>> START

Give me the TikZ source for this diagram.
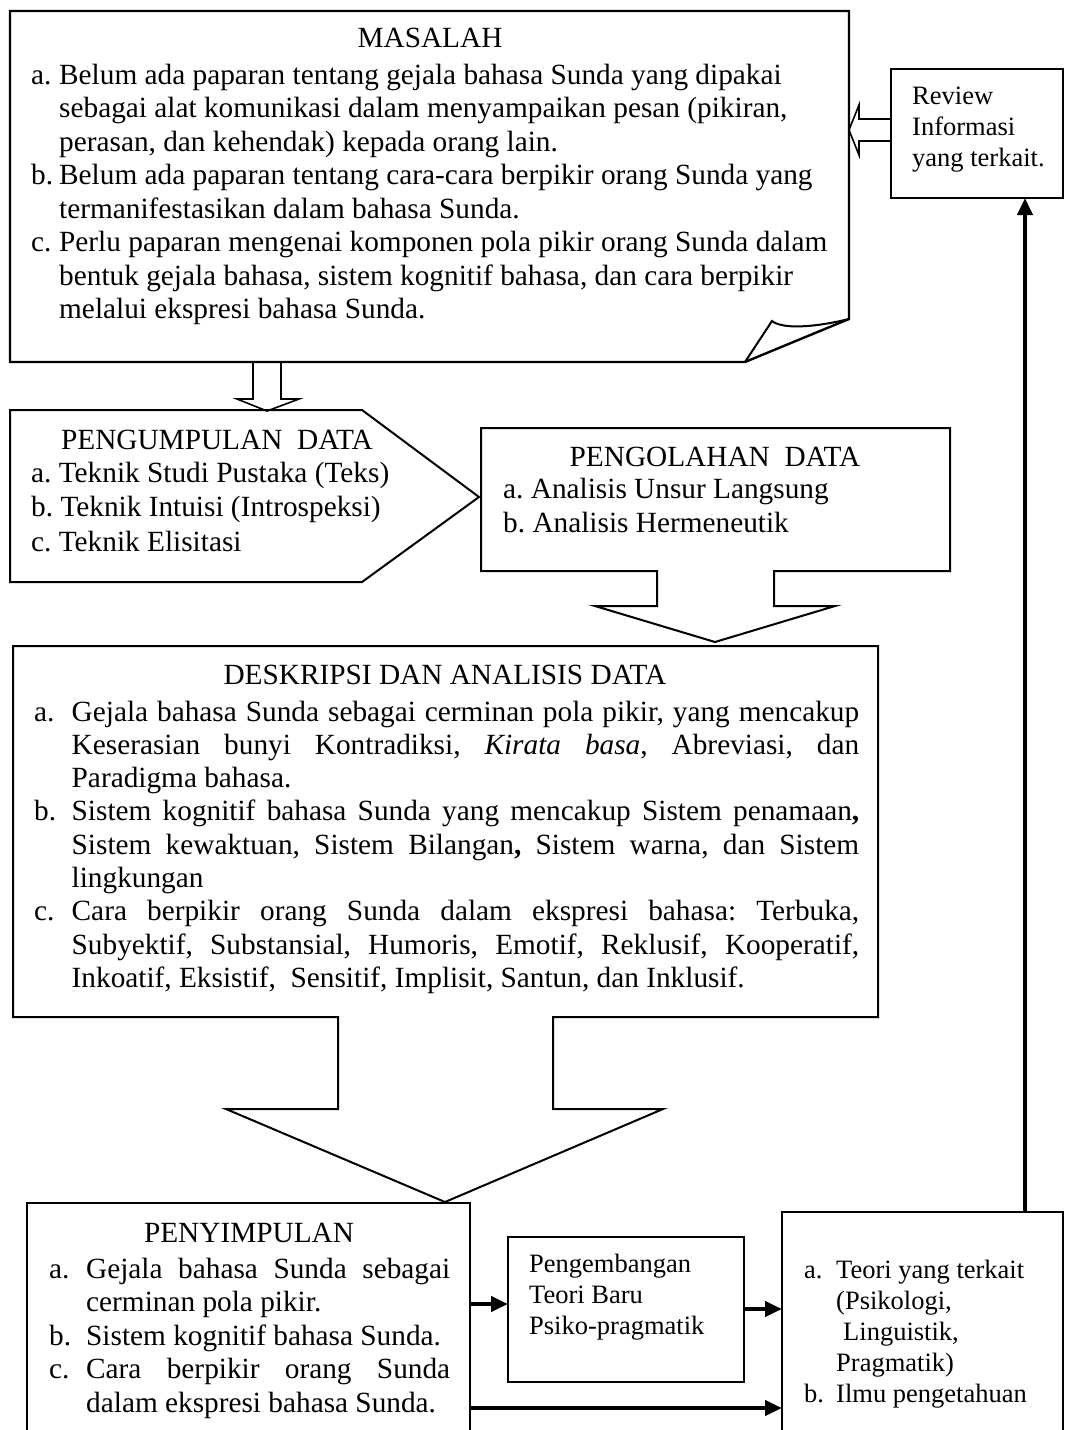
\documentclass[tikz,border=0pt]{standalone}
\usepackage{fontspec}
\setmainfont{Liberation Serif}
\usetikzlibrary{arrows.meta}
\newcommand{\lstitem}[2]{\hangindent=#1\hangafter=1\noindent\makebox[#1][l]{#2}\ignorespaces}
\newcommand{\nl}{\hfil\break}
\newcommand{\jl}{\break}
\begin{document}
\frenchspacing
\begin{tikzpicture}[x=1pt,y=-1pt,
  box/.style={draw=black, line width=2pt, line join=miter},
  hollow/.style={draw=black, line width=1.6pt, line join=miter},
  big/.style={font=\fontsize{29.3}{33.5}\selectfont, inner sep=0pt},
  body/.style={big, anchor=base west, align=justify},
  ttl/.style={big, anchor=base},
  small/.style={font=\fontsize{26.5}{31}\selectfont, inner sep=0pt, anchor=base west, align=justify},
  thickarrow/.style={line width=4pt, -{Triangle[length=17pt,width=15pt]}},
]
\useasboundingbox (0,0) rectangle (1066,1430);
\clip (0,0) rectangle (1066,1430);
\fill[white] (0,0) rectangle (1066,1430);

% ---------- MASALAH ----------
\draw[box, line width=2.4pt] (10,11) -- (849,11) -- (849,319) -- (745,362) -- (10,362) -- cycle;
\draw[box] (745,362) -- (772,321) .. controls (782,329) and (812,328) .. (849,319);
\node[ttl] (masT) at (430,47) {MASALAH};
\node[body, text width=812pt] (masL) at (31,84) {%
\lstitem{28pt}{a.}Belum ada paparan tentang gejala bahasa Sunda yang dipakai\nl
sebagai alat komunikasi dalam menyampaikan pesan (pikiran,\nl
perasan, dan kehendak) kepada orang lain.\par
\lstitem{28pt}{b.}Belum ada paparan tentang cara-cara berpikir orang Sunda yang\nl
termanifestasikan dalam bahasa Sunda.\par
\lstitem{28pt}{c.}Perlu paparan mengenai komponen pola pikir orang Sunda dalam\nl
bentuk gejala bahasa, sistem kognitif bahasa, dan cara berpikir\nl
melalui ekspresi bahasa Sunda.\par};
\coordinate (masR) at (849,130);
\coordinate (masB) at (267,362);

% hollow arrow MASALAH -> PENGUMPULAN
\draw[hollow] (253,362) -- (253,399) -- (237,399) -- (267,411) -- (299,399) -- (281,399) -- (281,362);

% ---------- Review ----------
\draw[box] (891,69) rectangle (1063,198);
\node[small, text width=150pt] (rev) at (912,104) {Review\nl Informasi\nl yang terkait.\par};
\coordinate (revB) at (1025,198);
% hollow arrow Review -> MASALAH
\draw[hollow] (891,119) -- (859,119) -- (859,105) -- (849,130) -- (859,155) -- (859,141) -- (891,141);

% ---------- PENGUMPULAN ----------
\draw[box] (10,410) -- (362,410) -- (479,497) -- (362,582) -- (10,582) -- cycle;
\node[ttl] (pgT) at (217,449) {PENGUMPULAN\ \ DATA};
\node[body, text width=400pt, font=\fontsize{29.3}{34.5}\selectfont] (pgL) at (31,482) {%
a. Teknik Studi Pustaka (Teks)\nl
b. Teknik Intuisi (Introspeksi)\nl
c. Teknik Elisitasi\par};

% ---------- PENGOLAHAN ----------
\draw[box] (481,428) -- (950,428) -- (950,571) -- (774,571) -- (774,606) -- (835,606)
  -- (715,642) -- (595,606) -- (657,606) -- (657,571) -- (481,571) -- cycle;
\node[ttl] (poT) at (715,466) {PENGOLAHAN\ \ DATA};
\node[body, text width=420pt, font=\fontsize{29.3}{34.5}\selectfont] (poL) at (503,498) {%
a. Analisis Unsur Langsung\nl
b. Analisis Hermeneutik\par};

% ---------- DESKRIPSI ----------
\draw[box] (13,646) -- (878,646) -- (878,1017) -- (553,1017) -- (553,1109) -- (663,1109)
  -- (445,1202) -- (226,1109) -- (338,1109) -- (338,1017) -- (13,1017) -- cycle;
\node[ttl] (deT) at (445,684) {DESKRIPSI DAN ANALISIS DATA};
\node[body, text width=825pt, font=\fontsize{29.3}{33.3}\selectfont] (deL) at (34,721) {%
\lstitem{37.5pt}{a.}Gejala bahasa Sunda sebagai cerminan pola pikir, yang mencakup\jl
Keserasian bunyi Kontradiksi, \textit{Kirata basa}, Abreviasi, dan\jl
Paradigma bahasa.\par
\lstitem{37.5pt}{b.}Sistem kognitif bahasa Sunda yang mencakup Sistem penamaan\textbf{,}\jl
Sistem kewaktuan, Sistem Bilangan\textbf{,} Sistem warna, dan Sistem\jl
lingkungan\par
\lstitem{37.5pt}{c.}Cara berpikir orang Sunda dalam ekspresi bahasa: Terbuka,\jl
Subyektif, Substansial, Humoris, Emotif, Reklusif, Kooperatif,\jl
Inkoatif, Eksistif,\ \ Sensitif, Implisit, Santun, dan Inklusif.\par};

% ---------- PENYIMPULAN ----------
\draw[box] (27,1203) rectangle (470,1460);
\node[ttl] (peT) at (249,1242) {PENYIMPULAN};
\node[body, text width=401pt] (peL) at (49,1278) {%
\lstitem{37pt}{a.}Gejala bahasa Sunda sebagai\jl
cerminan pola pikir.\par
\lstitem{37pt}{b.}Sistem kognitif bahasa Sunda.\par
\lstitem{37pt}{c.}Cara berpikir orang Sunda\jl
dalam ekspresi bahasa Sunda.\par};
\coordinate (peR1) at (470,1304);
\coordinate (peR2) at (470,1408);

% ---------- Pengembangan ----------
\draw[box] (508,1237) rectangle (744,1382);
\node[small, text width=210pt] (pb) at (529,1272) {Pengembangan\nl Teori Baru\nl Psiko-pragmatik\par};
\coordinate (pbL) at (508,1304);
\coordinate (pbR) at (744,1309);

% ---------- Teori ----------
\draw[box] (782,1212) rectangle (1063,1460);
\node[small, text width=270pt] (te) at (804,1278) {%
\lstitem{32pt}{a.}Teori yang terkait\nl
(Psikologi,\nl
\hspace*{7pt}Linguistik,\nl
Pragmatik)\par
\lstitem{32pt}{b.}Ilmu pengetahuan\par};
\coordinate (teL1) at (782,1309);
\coordinate (teL2) at (782,1408);
\coordinate (teT) at (1025,1212);

% ---------- connectors ----------
\draw[thickarrow] (peR1) -- (pbL);
\draw[thickarrow] (pbR) -- (teL1);
\draw[thickarrow] (peR2) -- (teL2);
\draw[thickarrow] (teT) -- (revB);
\end{tikzpicture}
\end{document}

>> END

[Challenge]:
Return the listing above unchanged, apart from dropping its pictures.

[Exercise output]:
Give me the TikZ source for this diagram.
\documentclass[tikz,border=0pt]{standalone}
\usepackage{fontspec}
\setmainfont{Liberation Serif}
\usetikzlibrary{arrows.meta}
\newcommand{\lstitem}[2]{\hangindent=#1\hangafter=1\noindent\makebox[#1][l]{#2}\ignorespaces}
\newcommand{\nl}{\hfil\break}
\newcommand{\jl}{\break}
\begin{document}
\frenchspacing
\begin{tikzpicture}[x=1pt,y=-1pt,
  box/.style={draw=black, line width=2pt, line join=miter},
  hollow/.style={draw=black, line width=1.6pt, line join=miter},
  big/.style={font=\fontsize{29.3}{33.5}\selectfont, inner sep=0pt},
  body/.style={big, anchor=base west, align=justify},
  ttl/.style={big, anchor=base},
  small/.style={font=\fontsize{26.5}{31}\selectfont, inner sep=0pt, anchor=base west, align=justify},
  thickarrow/.style={line width=4pt, -{Triangle[length=17pt,width=15pt]}},
]
\useasboundingbox (0,0) rectangle (1066,1430);
\clip (0,0) rectangle (1066,1430);
\fill[white] (0,0) rectangle (1066,1430);

% ---------- MASALAH ----------
\draw[box, line width=2.4pt] (10,11) -- (849,11) -- (849,319) -- (745,362) -- (10,362) -- cycle;
\draw[box] (745,362) -- (772,321) .. controls (782,329) and (812,328) .. (849,319);
\node[ttl] (masT) at (430,47) {MASALAH};
\node[body, text width=812pt] (masL) at (31,84) {%
\lstitem{28pt}{a.}Belum ada paparan tentang gejala bahasa Sunda yang dipakai\nl
sebagai alat komunikasi dalam menyampaikan pesan (pikiran,\nl
perasan, dan kehendak) kepada orang lain.\par
\lstitem{28pt}{b.}Belum ada paparan tentang cara-cara berpikir orang Sunda yang\nl
termanifestasikan dalam bahasa Sunda.\par
\lstitem{28pt}{c.}Perlu paparan mengenai komponen pola pikir orang Sunda dalam\nl
bentuk gejala bahasa, sistem kognitif bahasa, dan cara berpikir\nl
melalui ekspresi bahasa Sunda.\par};
\coordinate (masR) at (849,130);
\coordinate (masB) at (267,362);

% hollow arrow MASALAH -> PENGUMPULAN
\draw[hollow] (253,362) -- (253,399) -- (237,399) -- (267,411) -- (299,399) -- (281,399) -- (281,362);

% ---------- Review ----------
\draw[box] (891,69) rectangle (1063,198);
\node[small, text width=150pt] (rev) at (912,104) {Review\nl Informasi\nl yang terkait.\par};
\coordinate (revB) at (1025,198);
% hollow arrow Review -> MASALAH
\draw[hollow] (891,119) -- (859,119) -- (859,105) -- (849,130) -- (859,155) -- (859,141) -- (891,141);

% ---------- PENGUMPULAN ----------
\draw[box] (10,410) -- (362,410) -- (479,497) -- (362,582) -- (10,582) -- cycle;
\node[ttl] (pgT) at (217,449) {PENGUMPULAN\ \ DATA};
\node[body, text width=400pt, font=\fontsize{29.3}{34.5}\selectfont] (pgL) at (31,482) {%
a. Teknik Studi Pustaka (Teks)\nl
b. Teknik Intuisi (Introspeksi)\nl
c. Teknik Elisitasi\par};

% ---------- PENGOLAHAN ----------
\draw[box] (481,428) -- (950,428) -- (950,571) -- (774,571) -- (774,606) -- (835,606)
  -- (715,642) -- (595,606) -- (657,606) -- (657,571) -- (481,571) -- cycle;
\node[ttl] (poT) at (715,466) {PENGOLAHAN\ \ DATA};
\node[body, text width=420pt, font=\fontsize{29.3}{34.5}\selectfont] (poL) at (503,498) {%
a. Analisis Unsur Langsung\nl
b. Analisis Hermeneutik\par};

% ---------- DESKRIPSI ----------
\draw[box] (13,646) -- (878,646) -- (878,1017) -- (553,1017) -- (553,1109) -- (663,1109)
  -- (445,1202) -- (226,1109) -- (338,1109) -- (338,1017) -- (13,1017) -- cycle;
\node[ttl] (deT) at (445,684) {DESKRIPSI DAN ANALISIS DATA};
\node[body, text width=825pt, font=\fontsize{29.3}{33.3}\selectfont] (deL) at (34,721) {%
\lstitem{37.5pt}{a.}Gejala bahasa Sunda sebagai cerminan pola pikir, yang mencakup\jl
Keserasian bunyi Kontradiksi, \textit{Kirata basa}, Abreviasi, dan\jl
Paradigma bahasa.\par
\lstitem{37.5pt}{b.}Sistem kognitif bahasa Sunda yang mencakup Sistem penamaan\textbf{,}\jl
Sistem kewaktuan, Sistem Bilangan\textbf{,} Sistem warna, dan Sistem\jl
lingkungan\par
\lstitem{37.5pt}{c.}Cara berpikir orang Sunda dalam ekspresi bahasa: Terbuka,\jl
Subyektif, Substansial, Humoris, Emotif, Reklusif, Kooperatif,\jl
Inkoatif, Eksistif,\ \ Sensitif, Implisit, Santun, dan Inklusif.\par};

% ---------- PENYIMPULAN ----------
\draw[box] (27,1203) rectangle (470,1460);
\node[ttl] (peT) at (249,1242) {PENYIMPULAN};
\node[body, text width=401pt] (peL) at (49,1278) {%
\lstitem{37pt}{a.}Gejala bahasa Sunda sebagai\jl
cerminan pola pikir.\par
\lstitem{37pt}{b.}Sistem kognitif bahasa Sunda.\par
\lstitem{37pt}{c.}Cara berpikir orang Sunda\jl
dalam ekspresi bahasa Sunda.\par};
\coordinate (peR1) at (470,1304);
\coordinate (peR2) at (470,1408);

% ---------- Pengembangan ----------
\draw[box] (508,1237) rectangle (744,1382);
\node[small, text width=210pt] (pb) at (529,1272) {Pengembangan\nl Teori Baru\nl Psiko-pragmatik\par};
\coordinate (pbL) at (508,1304);
\coordinate (pbR) at (744,1309);

% ---------- Teori ----------
\draw[box] (782,1212) rectangle (1063,1460);
\node[small, text width=270pt] (te) at (804,1278) {%
\lstitem{32pt}{a.}Teori yang terkait\nl
(Psikologi,\nl
\hspace*{7pt}Linguistik,\nl
Pragmatik)\par
\lstitem{32pt}{b.}Ilmu pengetahuan\par};
\coordinate (teL1) at (782,1309);
\coordinate (teL2) at (782,1408);
\coordinate (teT) at (1025,1212);

% ---------- connectors ----------
\draw[thickarrow] (peR1) -- (pbL);
\draw[thickarrow] (pbR) -- (teL1);
\draw[thickarrow] (peR2) -- (teL2);
\draw[thickarrow] (teT) -- (revB);
\end{tikzpicture}
\end{document}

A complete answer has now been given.